**Exercise task**
Go through the data below and copy it exactly, skipping every picture.

|---|

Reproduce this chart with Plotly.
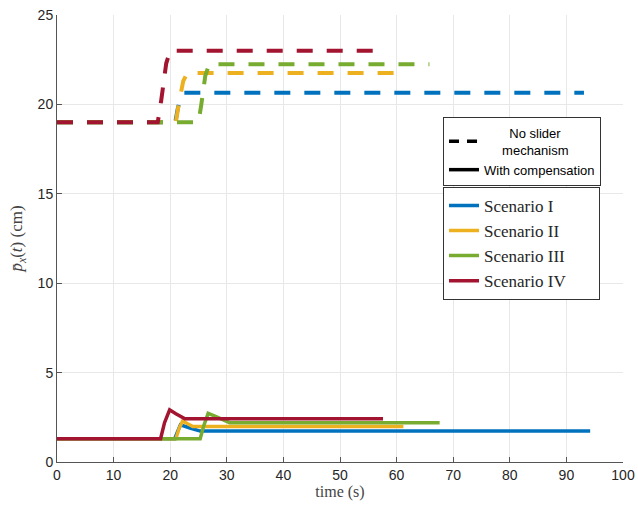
import plotly.graph_objects as go

# ---- data ----
scenarios = ["Scenario I", "Scenario II", "Scenario III", "Scenario IV"]
colors = ["#0072BD", "#EDB120", "#77AC30", "#A2142F"]

# No slider mechanism (dashed)
t_ns_I = [0, 20.9, 21.3, 21.8, 22.4, 93.1]
y_ns_I = [19.0, 19.0, 19.7, 20.4, 20.65, 20.65]
t_ns_II = [0, 21.0, 21.5, 22.3, 23.0, 61.0]
y_ns_II = [19.0, 19.0, 20.0, 21.3, 21.75, 21.75]
t_ns_III = [0, 25.0, 25.5, 26.2, 26.9, 65.8]
y_ns_III = [19.0, 19.0, 20.0, 21.6, 22.25, 22.25]
t_ns_IV = [0, 17.8, 18.4, 19.3, 20.0, 57.5]
y_ns_IV = [19.0, 19.0, 20.2, 22.3, 23.0, 23.0]

# With compensation (solid)
t_wc_I = [0, 20.8, 21.3, 21.8, 23.5, 25.3, 94.2]
y_wc_I = [1.3, 1.3, 1.7, 2.08, 1.9, 1.73, 1.73]
t_wc_II = [0, 21.0, 21.6, 22.2, 23.0, 24.0, 61.2]
y_wc_II = [1.3, 1.3, 1.9, 2.3, 2.15, 1.98, 1.98]
t_wc_III = [0, 25.3, 25.9, 26.7, 28.0, 30.5, 67.6]
y_wc_III = [1.3, 1.3, 2.0, 2.72, 2.55, 2.2, 2.2]
t_wc_IV = [0, 18.3, 19.0, 19.9, 21.0, 22.6, 57.6]
y_wc_IV = [1.3, 1.3, 2.2, 2.92, 2.7, 2.42, 2.42]

x_ticks = [0, 10, 20, 30, 40, 50, 60, 70, 80, 90, 100]
y_ticks = [0, 5, 10, 15, 20, 25]

ns_t = [t_ns_I, t_ns_II, t_ns_III, t_ns_IV]
ns_y = [y_ns_I, y_ns_II, y_ns_III, y_ns_IV]
wc_t = [t_wc_I, t_wc_II, t_wc_III, t_wc_IV]
wc_y = [y_wc_I, y_wc_II, y_wc_III, y_wc_IV]

NB = "\u00a0"
pad = [9, 8, 6, 6]

fig = go.Figure()

for i in range(4):
    fig.add_trace(go.Scatter(
        x=ns_t[i], y=ns_y[i], mode="lines", showlegend=False,
        line=dict(color=colors[i], width=4, dash="16px,14px"),
        hoverinfo="skip"))

for i in range(4):
    fig.add_trace(go.Scatter(
        x=wc_t[i], y=wc_y[i], mode="lines", name=scenarios[i] + NB * pad[i],
        legend="legend2",
        line=dict(color=colors[i], width=3.5)))

# style legend
fig.add_trace(go.Scatter(
    x=[None], y=[None], mode="lines",
    name=NB * 7 + "No slider<br>" + NB * 5 + "mechanism",
    legend="legend", line=dict(color="black", width=3.5, dash="10px,8px")))
fig.add_trace(go.Scatter(
    x=[None], y=[None], mode="lines", name="With compensation",
    legend="legend", line=dict(color="black", width=3.5)))

axis_font = dict(family="Liberation Sans, Arial, sans-serif", size=14, color="#262626")
serif = "Liberation Serif, Times New Roman, serif"

fig.update_layout(
    width=638, height=507,
    margin=dict(l=57, r=15, t=15, b=45),
    plot_bgcolor="white", paper_bgcolor="white",
    xaxis=dict(
        range=[0, 100], tickvals=x_ticks, ticks="inside", ticklen=5,
        tickcolor="#555", showline=True, linecolor="#555", linewidth=1,
        showgrid=True, gridcolor="#e8e8e8", gridwidth=1, zeroline=False,
        tickfont=axis_font, automargin=False,
        title=dict(text="time (s)", standoff=4,
                   font=dict(family=serif, size=16, color="#444"))),
    yaxis=dict(
        range=[0, 25], tickvals=y_ticks, ticks="inside", ticklen=5,
        tickcolor="#555", showline=True, linecolor="#555", linewidth=1,
        showgrid=True, gridcolor="#e8e8e8", gridwidth=1, zeroline=False,
        tickfont=axis_font, automargin=False,
        title=dict(text="<i>p\u0304</i><sub><i>x</i></sub>(<i>t</i>) (cm)", standoff=10,
                   font=dict(family=serif, size=17, color="#444"))),
    legend=dict(
        x=0.682, y=0.772, xanchor="left", yanchor="top",
        bgcolor="white", bordercolor="#333", borderwidth=1,
        font=dict(family="Liberation Sans, Arial, sans-serif", size=13, color="black"),
        itemwidth=30, tracegroupgap=0),
    legend2=dict(
        x=0.682, y=0.6155, xanchor="left", yanchor="top",
        bgcolor="white", bordercolor="#333", borderwidth=1,
        font=dict(family=serif, size=17, color="#262626"),
        itemwidth=30, tracegroupgap=0),
)

fig.write_html("out.html", config={"displayModeBar": False},
               post_script="document.body.style.margin='0';")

|---|

**Finished answer**
Reproduce this chart with Plotly.
import plotly.graph_objects as go

# ---- data ----
scenarios = ["Scenario I", "Scenario II", "Scenario III", "Scenario IV"]
colors = ["#0072BD", "#EDB120", "#77AC30", "#A2142F"]

# No slider mechanism (dashed)
t_ns_I = [0, 20.9, 21.3, 21.8, 22.4, 93.1]
y_ns_I = [19.0, 19.0, 19.7, 20.4, 20.65, 20.65]
t_ns_II = [0, 21.0, 21.5, 22.3, 23.0, 61.0]
y_ns_II = [19.0, 19.0, 20.0, 21.3, 21.75, 21.75]
t_ns_III = [0, 25.0, 25.5, 26.2, 26.9, 65.8]
y_ns_III = [19.0, 19.0, 20.0, 21.6, 22.25, 22.25]
t_ns_IV = [0, 17.8, 18.4, 19.3, 20.0, 57.5]
y_ns_IV = [19.0, 19.0, 20.2, 22.3, 23.0, 23.0]

# With compensation (solid)
t_wc_I = [0, 20.8, 21.3, 21.8, 23.5, 25.3, 94.2]
y_wc_I = [1.3, 1.3, 1.7, 2.08, 1.9, 1.73, 1.73]
t_wc_II = [0, 21.0, 21.6, 22.2, 23.0, 24.0, 61.2]
y_wc_II = [1.3, 1.3, 1.9, 2.3, 2.15, 1.98, 1.98]
t_wc_III = [0, 25.3, 25.9, 26.7, 28.0, 30.5, 67.6]
y_wc_III = [1.3, 1.3, 2.0, 2.72, 2.55, 2.2, 2.2]
t_wc_IV = [0, 18.3, 19.0, 19.9, 21.0, 22.6, 57.6]
y_wc_IV = [1.3, 1.3, 2.2, 2.92, 2.7, 2.42, 2.42]

x_ticks = [0, 10, 20, 30, 40, 50, 60, 70, 80, 90, 100]
y_ticks = [0, 5, 10, 15, 20, 25]

ns_t = [t_ns_I, t_ns_II, t_ns_III, t_ns_IV]
ns_y = [y_ns_I, y_ns_II, y_ns_III, y_ns_IV]
wc_t = [t_wc_I, t_wc_II, t_wc_III, t_wc_IV]
wc_y = [y_wc_I, y_wc_II, y_wc_III, y_wc_IV]

NB = "\u00a0"
pad = [9, 8, 6, 6]

fig = go.Figure()

for i in range(4):
    fig.add_trace(go.Scatter(
        x=ns_t[i], y=ns_y[i], mode="lines", showlegend=False,
        line=dict(color=colors[i], width=4, dash="16px,14px"),
        hoverinfo="skip"))

for i in range(4):
    fig.add_trace(go.Scatter(
        x=wc_t[i], y=wc_y[i], mode="lines", name=scenarios[i] + NB * pad[i],
        legend="legend2",
        line=dict(color=colors[i], width=3.5)))

# style legend
fig.add_trace(go.Scatter(
    x=[None], y=[None], mode="lines",
    name=NB * 7 + "No slider<br>" + NB * 5 + "mechanism",
    legend="legend", line=dict(color="black", width=3.5, dash="10px,8px")))
fig.add_trace(go.Scatter(
    x=[None], y=[None], mode="lines", name="With compensation",
    legend="legend", line=dict(color="black", width=3.5)))

axis_font = dict(family="Liberation Sans, Arial, sans-serif", size=14, color="#262626")
serif = "Liberation Serif, Times New Roman, serif"

fig.update_layout(
    width=638, height=507,
    margin=dict(l=57, r=15, t=15, b=45),
    plot_bgcolor="white", paper_bgcolor="white",
    xaxis=dict(
        range=[0, 100], tickvals=x_ticks, ticks="inside", ticklen=5,
        tickcolor="#555", showline=True, linecolor="#555", linewidth=1,
        showgrid=True, gridcolor="#e8e8e8", gridwidth=1, zeroline=False,
        tickfont=axis_font, automargin=False,
        title=dict(text="time (s)", standoff=4,
                   font=dict(family=serif, size=16, color="#444"))),
    yaxis=dict(
        range=[0, 25], tickvals=y_ticks, ticks="inside", ticklen=5,
        tickcolor="#555", showline=True, linecolor="#555", linewidth=1,
        showgrid=True, gridcolor="#e8e8e8", gridwidth=1, zeroline=False,
        tickfont=axis_font, automargin=False,
        title=dict(text="<i>p\u0304</i><sub><i>x</i></sub>(<i>t</i>) (cm)", standoff=10,
                   font=dict(family=serif, size=17, color="#444"))),
    legend=dict(
        x=0.682, y=0.772, xanchor="left", yanchor="top",
        bgcolor="white", bordercolor="#333", borderwidth=1,
        font=dict(family="Liberation Sans, Arial, sans-serif", size=13, color="black"),
        itemwidth=30, tracegroupgap=0),
    legend2=dict(
        x=0.682, y=0.6155, xanchor="left", yanchor="top",
        bgcolor="white", bordercolor="#333", borderwidth=1,
        font=dict(family=serif, size=17, color="#262626"),
        itemwidth=30, tracegroupgap=0),
)

fig.write_html("out.html", config={"displayModeBar": False},
               post_script="document.body.style.margin='0';")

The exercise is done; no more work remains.